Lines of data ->
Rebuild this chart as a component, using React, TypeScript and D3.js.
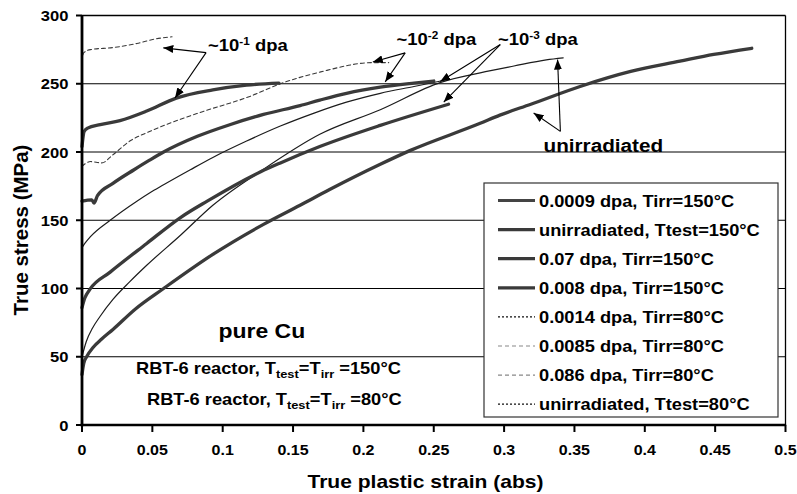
import React from "react";
import * as d3 from "d3";

// tick values / labels
const xTicks = [0, 0.05, 0.1, 0.15, 0.2, 0.25, 0.3, 0.35, 0.4, 0.45, 0.5];
const xTickLabels = ["0", "0.05", "0.1", "0.15", "0.2", "0.25", "0.3", "0.35", "0.4", "0.45", "0.5"];
const yTicks = [0, 50, 100, 150, 200, 250, 300];

// [true plastic strain, true stress MPa]
const dpa0009_150: [number, number][] = [[0, 86], [0.002, 93], [0.0057, 99.5], [0.02, 112], [0.046, 133], [0.07, 152], [0.089, 164], [0.127, 185.5], [0.141, 192], [0.169, 204], [0.212, 219.5], [0.2605, 235]];
const unirr_150: [number, number][] = [[0, 37], [0.0012, 45], [0.0033, 50], [0.008, 57], [0.014, 63], [0.022, 70], [0.038, 85], [0.058, 100], [0.093, 125], [0.129, 147], [0.155, 161], [0.176, 172.5], [0.212, 191], [0.233, 201], [0.283, 221], [0.297, 227], [0.319, 235], [0.354, 248], [0.39, 259], [0.425, 266.5], [0.449, 271.5], [0.476, 276]];
const dpa007_150: [number, number][] = [[0, 204], [0.0015, 215], [0.004, 217.5], [0.013, 220], [0.027, 223], [0.046, 230], [0.067, 239.5], [0.093, 245.5], [0.117, 249], [0.14, 250.5]];
const dpa0008_150: [number, number][] = [[0, 164], [0.007, 165], [0.0085, 162.5], [0.011, 168], [0.022, 177], [0.037, 187], [0.048, 194], [0.058, 200], [0.082, 211.5], [0.105, 220], [0.129, 227.5], [0.155, 234], [0.169, 238], [0.188, 243], [0.212, 247.5], [0.236, 250.5], [0.25, 252]];
const dpa00014_80: [number, number][] = [[0, 130], [0.002, 133], [0.006, 138], [0.02, 150], [0.039, 164], [0.048, 170], [0.058, 176], [0.077, 187], [0.093, 196], [0.117, 208], [0.141, 219], [0.165, 228.5], [0.188, 236.5], [0.212, 243], [0.236, 248], [0.255, 252]];
const dpa00085_80: [number, number][] = [[0, 189.5], [0.006, 193], [0.014, 192], [0.022, 198], [0.034, 208], [0.048, 215], [0.07, 224], [0.084, 229], [0.12, 241], [0.141, 250], [0.169, 258.5], [0.207, 265.5], [0.218, 265.5]];
const dpa0086_80: [number, number][] = [[0, 266], [0.001, 272.5], [0.006, 275], [0.022, 276.5], [0.039, 279.5], [0.053, 283], [0.064, 284.4]];
const unirr_80: [number, number][] = [[0, 50], [0.003, 61], [0.0075, 71], [0.0128, 79.5], [0.022, 92], [0.034, 105], [0.046, 117], [0.07, 139], [0.093, 161], [0.127, 186], [0.169, 213], [0.212, 231], [0.255, 251], [0.283, 258], [0.307, 263], [0.33, 267.5], [0.342, 269]];

const legendLabels = [
    "0.0009 dpa, Tirr=150°C",
    "unirradiated, Ttest=150°C",
    "0.07 dpa, Tirr=150°C",
    "0.008 dpa, Tirr=150°C",
    "0.0014 dpa, Tirr=80°C",
    "0.0085 dpa, Tirr=80°C",
    "0.086 dpa, Tirr=80°C",
    "unirradiated, Ttest=80°C"
];

// arrow annotations: origin then tips, data units
const arrow10m1: [number, number][] = [[0.0882, 272.8], [0.0578, 276.3], [0.0661, 239.6]];
const arrow10m2: [number, number][] = [[0.2297, 272.6], [0.2067, 266], [0.2155, 251.4]];
const arrow10m3: [number, number][] = [[0.2973, 278.7], [0.2546, 251.6], [0.2571, 236.6]];
const arrowUnirr: [number, number][] = [[0.34, 215.1], [0.338, 267.7], [0.321, 228.6]];

const FONT = "'Liberation Sans', Arial, sans-serif";
const SX = 1.12; // picture is slightly stretched sideways

const thick = { stroke: "#3a3a3a", width: 3.3, dash: "" };
const thin = { stroke: "#1c1c1c", width: 1.2, dash: "" };
const dashed = { stroke: "#3a3a3a", width: 1.1, dash: "4,3" };

function Txt(props: any) {
    const { x, y, size, anchor, children } = props;
    return (
        <text transform={`translate(${x},${y}) scale(${SX},1)`} fontSize={size} textAnchor={anchor || "start"}>
            {children}
        </text>
    );
}

export default function App() {
    const W = 797, H = 494;
    const x = d3.scaleLinear().domain([0, 0.5]).range([82, 785.5]);
    const y = d3.scaleLinear().domain([0, 300]).range([425, 15.5]);
    const line = d3.line<[number, number]>().x(d => x(d[0])).y(d => y(d[1])).curve(d3.curveMonotoneX);

    const series = [
        { data: dpa0086_80, st: dashed },
        { data: dpa00085_80, st: dashed },
        { data: unirr_80, st: thin },
        { data: dpa00014_80, st: thin },
        { data: unirr_150, st: thick },
        { data: dpa0009_150, st: thick },
        { data: dpa0008_150, st: thick },
        { data: dpa007_150, st: thick }
    ];

    const legendStyles = [
        { stroke: "#444", width: 3, dash: "" },
        { stroke: "#3a3a3a", width: 3.3, dash: "" },
        { stroke: "#3a3a3a", width: 3.3, dash: "" },
        { stroke: "#3a3a3a", width: 3.3, dash: "" },
        { stroke: "#111", width: 1.2, dash: "2,2" },
        { stroke: "#888", width: 1.2, dash: "4,3" },
        { stroke: "#888", width: 1.2, dash: "4,3" },
        { stroke: "#111", width: 1.2, dash: "2,2" }
    ];

    const arrows = [arrow10m1, arrow10m2, arrow10m3, arrowUnirr];

    const lg = { x: 484, y: 183, w: 294, h: 234, row0: 200.5, step: 29.1 };

    return (
        <svg width={W} height={H} style={{ position: "absolute", left: 0, top: 0, background: "#fff" }}
            fontFamily={FONT} fontWeight="bold">
            <defs>
                <marker id="ah" viewBox="0 0 10 8" refX="10" refY="4" markerWidth="10" markerHeight="8"
                    markerUnits="userSpaceOnUse" orient="auto">
                    <path d="M0,0 L10,4 L0,8 Z" fill="#000" />
                </marker>
            </defs>
            <rect width={W} height={H} fill="#fff" />

            {/* grid */}
            {yTicks.filter(t => t > 0 && t < 300).map(t => (
                <line key={t} x1={x(0)} x2={x(0.5)} y1={y(t)} y2={y(t)} stroke="#000" strokeWidth={1} />
            ))}
            <line x1={x(0)} x2={x(0.5)} y1={y(300)} y2={y(300)} stroke="#000" strokeWidth={1.3} />
            <line x1={x(0.5)} x2={x(0.5)} y1={y(300)} y2={y(0)} stroke="#000" strokeWidth={1.3} />

            {/* curves */}
            {series.map((s, i) => (
                <path key={i} d={line(s.data) || ""} fill="none" stroke={s.st.stroke} strokeWidth={s.st.width}
                    strokeDasharray={s.st.dash || undefined} strokeLinejoin="round" strokeLinecap="round" />
            ))}

            {/* axes */}
            <line x1={x(0)} x2={x(0)} y1={y(300) - 0.6} y2={y(0) + 1.2} stroke="#000" strokeWidth={2.8} />
            <line x1={x(0) - 1.4} x2={x(0.5) + 0.6} y1={y(0)} y2={y(0)} stroke="#000" strokeWidth={2.6} />
            {yTicks.map(t => (
                <g key={t}>
                    <line x1={x(0) - 6} x2={x(0)} y1={y(t)} y2={y(t)} stroke="#000" strokeWidth={2} />
                    <Txt x={68.5} y={y(t) + 5.5} size={14.8} anchor="end">{t}</Txt>
                </g>
            ))}
            {xTicks.map((t, i) => (
                <g key={t}>
                    <line x1={x(t)} x2={x(t)} y1={y(0)} y2={y(0) + 7} stroke="#000" strokeWidth={2} />
                    <Txt x={x(t)} y={455} size={14.3} anchor="middle">{xTickLabels[i]}</Txt>
                </g>
            ))}
            <Txt x={425.5} y={488} size={18.8} anchor="middle">True plastic strain (abs)</Txt>
            <text transform="translate(28,230) rotate(-90)" fontSize={20.5} textAnchor="middle">True stress (MPa)</text>

            {/* annotations */}
            {arrows.map((a, i) => (
                <g key={i}>
                    {a.slice(1).map((tip, j) => (
                        <line key={j} x1={x(a[0][0])} y1={y(a[0][1])} x2={x(tip[0])} y2={y(tip[1])}
                            stroke="#000" strokeWidth={1.1} markerEnd="url(#ah)" />
                    ))}
                </g>
            ))}
            <Txt x={208} y={50.5} size={16.5}>~10<tspan dy={-6} fontSize={10.5}>-1</tspan><tspan dy={6}> dpa</tspan></Txt>
            <Txt x={396.5} y={44.5} size={16.5}>~10<tspan dy={-6} fontSize={10.5}>-2</tspan><tspan dy={6}> dpa</tspan></Txt>
            <Txt x={498} y={44.5} size={16.5}>~10<tspan dy={-6} fontSize={10.5}>-3</tspan><tspan dy={6}> dpa</tspan></Txt>
            <Txt x={543.5} y={151.5} size={18.5}>unirradiated</Txt>

            <Txt x={218.5} y={338} size={20.5}>pure Cu</Txt>
            <Txt x={136} y={374} size={16.3}>RBT-6 reactor, T<tspan dy={4} fontSize={11.5}>test</tspan><tspan dy={-4}>=T</tspan><tspan dy={4} fontSize={11.5}>irr</tspan><tspan dy={-4}> =150°C</tspan></Txt>
            <Txt x={147} y={405} size={16.3}>RBT-6 reactor, T<tspan dy={4} fontSize={11.5}>test</tspan><tspan dy={-4}>=T</tspan><tspan dy={4} fontSize={11.5}>irr</tspan><tspan dy={-4}> =80°C</tspan></Txt>

            {/* legend */}
            <rect x={lg.x} y={lg.y} width={lg.w} height={lg.h} fill="#fff" stroke="#333" strokeWidth={1.2} />
            {legendLabels.map((lab, i) => {
                const cy = lg.row0 + i * lg.step;
                const st = legendStyles[i];
                return (
                    <g key={lab}>
                        <line x1={498} x2={535} y1={cy} y2={cy} stroke={st.stroke} strokeWidth={st.width}
                            strokeDasharray={st.dash || undefined} />
                        <Txt x={539} y={cy + 6} size={16.3}>{lab}</Txt>
                    </g>
                );
            })}
        </svg>
    );
}
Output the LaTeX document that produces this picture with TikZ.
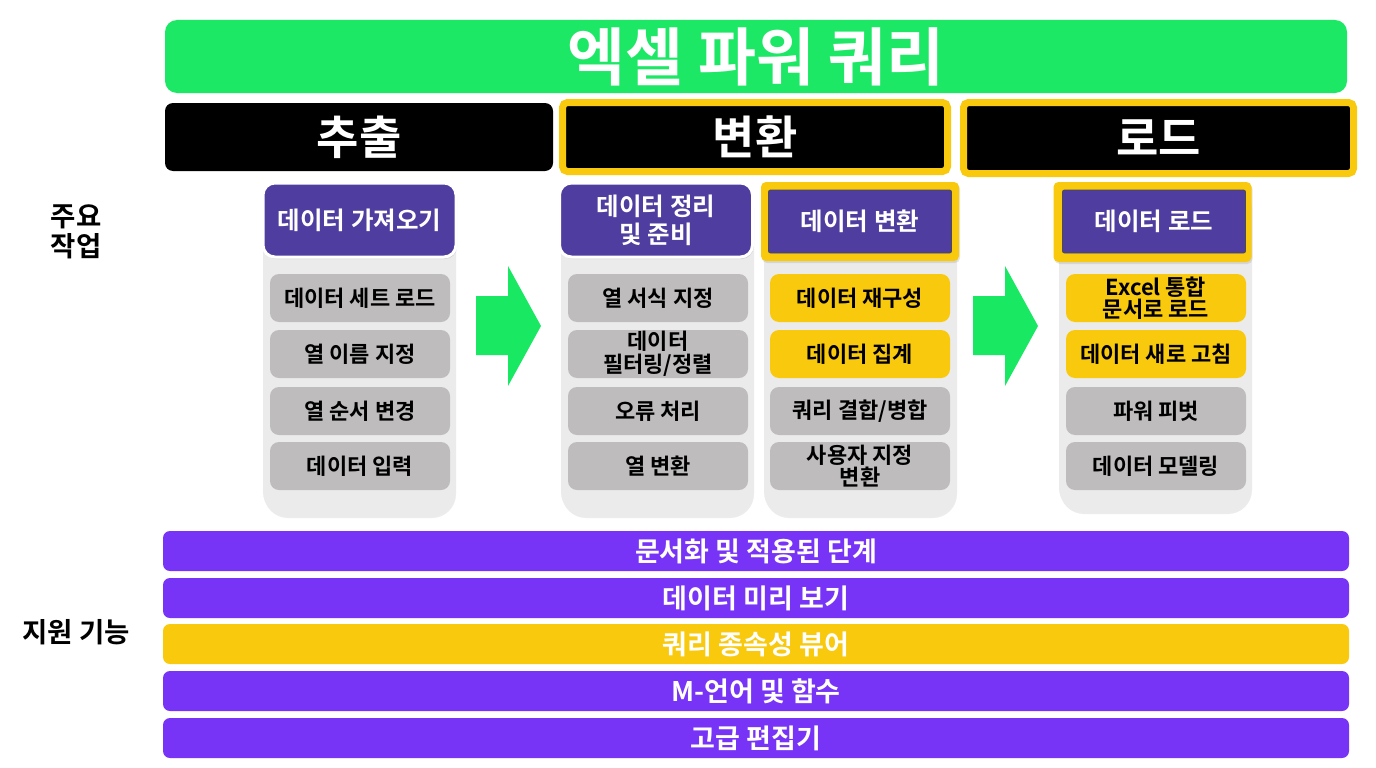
\documentclass[tikz,border=0pt]{standalone}
\usepackage{fontspec}
\setmainfont{Noto Sans CJK KR}[BoldFont={Noto Sans CJK KR Bold}]
\usetikzlibrary{shadows}
\definecolor{ttlgreen}{HTML}{1DE866}
\definecolor{arrgreen}{HTML}{19E863}
\definecolor{hdpurple}{HTML}{4F3D9F}
\definecolor{barpurple}{HTML}{7834F6}
\definecolor{gold}{HTML}{F8C90C}
\definecolor{itemgray}{HTML}{BEBCBC}
\definecolor{panelgray}{HTML}{EBEBEB}
\tikzset{
  title/.style={fill=ttlgreen, rounded corners=12pt, minimum width=1182pt, minimum height=73pt, text=white, font=\fontsize{63}{70}\selectfont\bfseries},
  hdr/.style={fill=black, rounded corners=8pt, text=white, font=\fontsize{46}{50}\selectfont\bfseries},
  hdrgold/.style={hdr, draw=gold, line width=7pt, rounded corners=5pt},
  panel/.style={fill=panelgray, rounded corners=24pt, minimum width=192pt, drop shadow={opacity=0.15, shadow xshift=1pt, shadow yshift=-2pt}},
  topbox/.style={fill=hdpurple, draw=white, line width=3pt, rounded corners=12pt, minimum width=193pt, minimum height=74pt, text=white, align=center, font=\fontsize{24.5}{28}\selectfont\bfseries, inner sep=1pt, drop shadow={opacity=0.25, shadow xshift=1pt, shadow yshift=-2pt}},
  goldframe/.style={fill=gold, rounded corners=5pt, minimum width=198pt, minimum height=79pt, drop shadow={opacity=0.2, shadow xshift=1pt, shadow yshift=-2pt}},
  topinner/.style={fill=hdpurple, draw=black!70, line width=0.8pt, rounded corners=2pt, minimum width=183pt, minimum height=63pt, text=white, align=center, font=\fontsize{24.5}{28}\selectfont\bfseries},
  item/.style={fill=itemgray, rounded corners=9pt, minimum width=180pt, minimum height=48pt, align=center, font=\fontsize{22}{22.5}\selectfont\bfseries, inner sep=1pt},
  itemgold/.style={item, fill=gold},
  bar/.style={fill=barpurple, rounded corners=7pt, minimum width=1186pt, minimum height=40pt, text=white, font=\fontsize{27}{30}\selectfont\bfseries, inner sep=1pt},
  bargold/.style={bar, fill=gold},
  side/.style={align=center, font=\fontsize{27.5}{30}\selectfont\bfseries},
  bigarrow/.style={fill=arrgreen}
}
\begin{document}
\begin{tikzpicture}[x=1pt,y=-1pt]
\useasboundingbox (0,0) rectangle (1376,768);
\fill[white] (0,0) rectangle (1376,768);

% title
\node[title] (ttl) at (756,56.5) {엑셀 파워 쿼리};

% headers
\node[hdr, minimum width=388pt, minimum height=68pt] (hExtract) at (359,137) {추출};
\node[hdrgold, minimum width=385pt, minimum height=69pt] (hTransform) at (755,137) {변환};
\node[hdrgold, minimum width=390pt, minimum height=71pt] (hLoad) at (1158.5,138) {로드};

% side labels
\node[side] (sMain) at (76,232) {주요\\작업};
\node[side] (sSupport) at (76,632) {지원 기능};

% panels
\node[panel, minimum height=334pt] (p1) at (359,349) {};
\node[panel, minimum height=334pt] (p2) at (657,349) {};
\node[panel, minimum height=334pt] (p3) at (860,349) {};
\node[panel, minimum height=330pt] (p4) at (1155,347) {};

% top boxes
\node[topbox] (t1) at (359.5,220) {데이터 가져오기};
\node[topbox] (t2) at (656,220) {데이터 정리\\및 준비};
\node[goldframe] (t3f) at (860,221.5) {};
\node[topinner] (t3) at (860,221.5) {데이터 변환};
\node[goldframe, minimum height=80pt] (t4f) at (1152.5,222) {};
\node[topinner] (t4) at (1154,221.5) {데이터 로드};

% column 1
\node[item] (a1) at (360,298) {데이터 세트 로드};
\node[item] (a2) at (360,354) {열 이름 지정};
\node[item] (a3) at (360,411) {열 순서 변경};
\node[item] (a4) at (360,466) {데이터 입력};

% column 2a
\node[item] (b1) at (658,298) {열 서식 지정};
\node[item] (b2) at (658,354) {데이터\\필터링/정렬};
\node[item] (b3) at (658,411) {오류 처리};
\node[item] (b4) at (658,466) {열 변환};

% column 2b
\node[itemgold] (c1) at (860,298) {데이터 재구성};
\node[itemgold] (c2) at (860,354) {데이터 집계};
\node[item] (c3) at (860,411) {쿼리 결합/병합};
\node[item] (c4) at (860,466) {사용자 지정\\변환};

% column 3
\node[itemgold] (d1) at (1156,298) {Excel 통합\\문서로 로드};
\node[itemgold] (d2) at (1156,354) {데이터 새로 고침};
\node[item] (d3) at (1156,411) {파워 피벗};
\node[item] (d4) at (1156,466) {데이터 모델링};

% arrows
\fill[bigarrow] (476,296) -- (508,296) -- (508,266) -- (541,326) -- (508,386) -- (508,355) -- (476,355) -- cycle;
\fill[bigarrow] (973,296) -- (1005,296) -- (1005,266) -- (1038,326) -- (1005,386) -- (1005,355) -- (973,355) -- cycle;

% bottom bars
\node[bar] (f1) at (756,551) {문서화 및 적용된 단계};
\node[bar] (f2) at (756,598) {데이터 미리 보기};
\node[bargold] (f3) at (756,644) {쿼리 종속성 뷰어};
\node[bar] (f4) at (756,691) {M-언어 및 함수};
\node[bar] (f5) at (756,738) {고급 편집기};
\end{tikzpicture}
\end{document}
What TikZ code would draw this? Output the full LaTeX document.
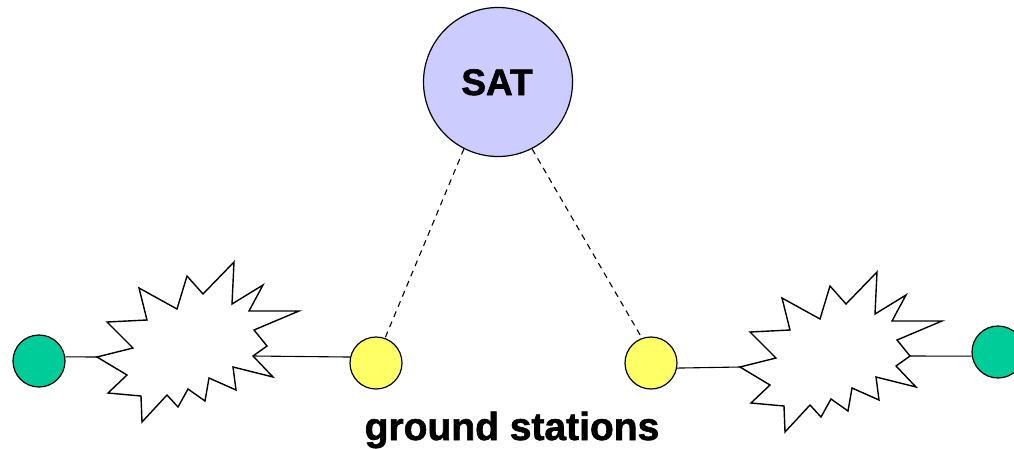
\documentclass[tikz,border=0pt]{standalone}
\usepackage{fontspec}
\newfontfamily\labelfont[FakeBold=1.6]{Liberation Sans Bold}
\definecolor{satfill}{HTML}{CCCCFF}
\definecolor{stationfill}{HTML}{FFFF66}
\definecolor{hostfill}{HTML}{00CC99}
\tikzset{
  outline/.style={draw=black, line width=1.2pt},
  dot/.style={circle, outline, minimum size=52pt, inner sep=0pt},
  station/.style={dot, fill=stationfill},
  host/.style={dot, fill=hostfill},
  link/.style={black, line width=1.1pt},
  sight/.style={black, line width=1.1pt, dash pattern=on 6pt off 5pt},
  cloudline/.style={black, line width=1.4pt, line join=miter, fill=white},
  heavytext/.style={font=\labelfont\fontsize{37}{40}\selectfont, inner sep=0pt}
}
\newcommand{\burstshape}{%
  (97,357) -- (133,348) -- (107,322) -- (147,320) -- (139,288) -- (177,309) --
  (187,276) -- (203,294) -- (234,262) -- (232,304) -- (263,285) -- (249,311) --
  (299,311) -- (254,330) -- (267,346) -- (253,356) -- (273,377) -- (233,367) --
  (236,390) -- (209,378) -- (205,401) -- (188,389) -- (178,407) -- (167,395) --
  (142,422) -- (141,396) -- (108,393) -- (127,375) -- cycle}
\begin{document}
\begin{tikzpicture}[x=1pt, y=-1pt]
\useasboundingbox (0,0) rectangle (1014,448);
% clouds
\draw[cloudline] \burstshape;
\begin{scope}[shift={(643,10)}]
  \draw[cloudline] \burstshape;
\end{scope}
\coordinate (e1w) at (97,357);
\coordinate (e1e) at (253,356);
\coordinate (e2w) at (740,367);
\coordinate (e2e) at (910,356);
% nodes
\node[circle, outline, fill=satfill, minimum size=149pt, inner sep=0pt] (sat) at (498,82) {};
\node[heavytext, anchor=base] (satlabel) at (497,95) {SAT};
\node[host] (h1) at (39,361) {};
\node[station] (s1) at (376,363) {};
\node[station] (s2) at (651,363) {};
\node[host] (h2) at (998,352) {};
\node[heavytext, font=\labelfont\fontsize{39}{42}\selectfont, anchor=base] (gs) at (512,440) {ground stations};
% connectors
\draw[link] (h1.9) -- (e1w);
\draw[link] (e1e) -- (s1.167);
\draw[link] (s2.-11) -- (e2w);
\draw[link] (e2e) -- (h2.189);
\draw[sight] (sat.243) -- (s1.70);
\draw[sight] (sat.297) -- (s2.110);
\end{tikzpicture}
\end{document}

Exercise details -> Omitting all pictures, restate exactly the lines of the material from its start through the line that contains "import * as".

Answer to the problem ->
Rebuild this chart as a component, using React, TypeScript and D3.js.
import React from "react";
import * as d3 from "d3";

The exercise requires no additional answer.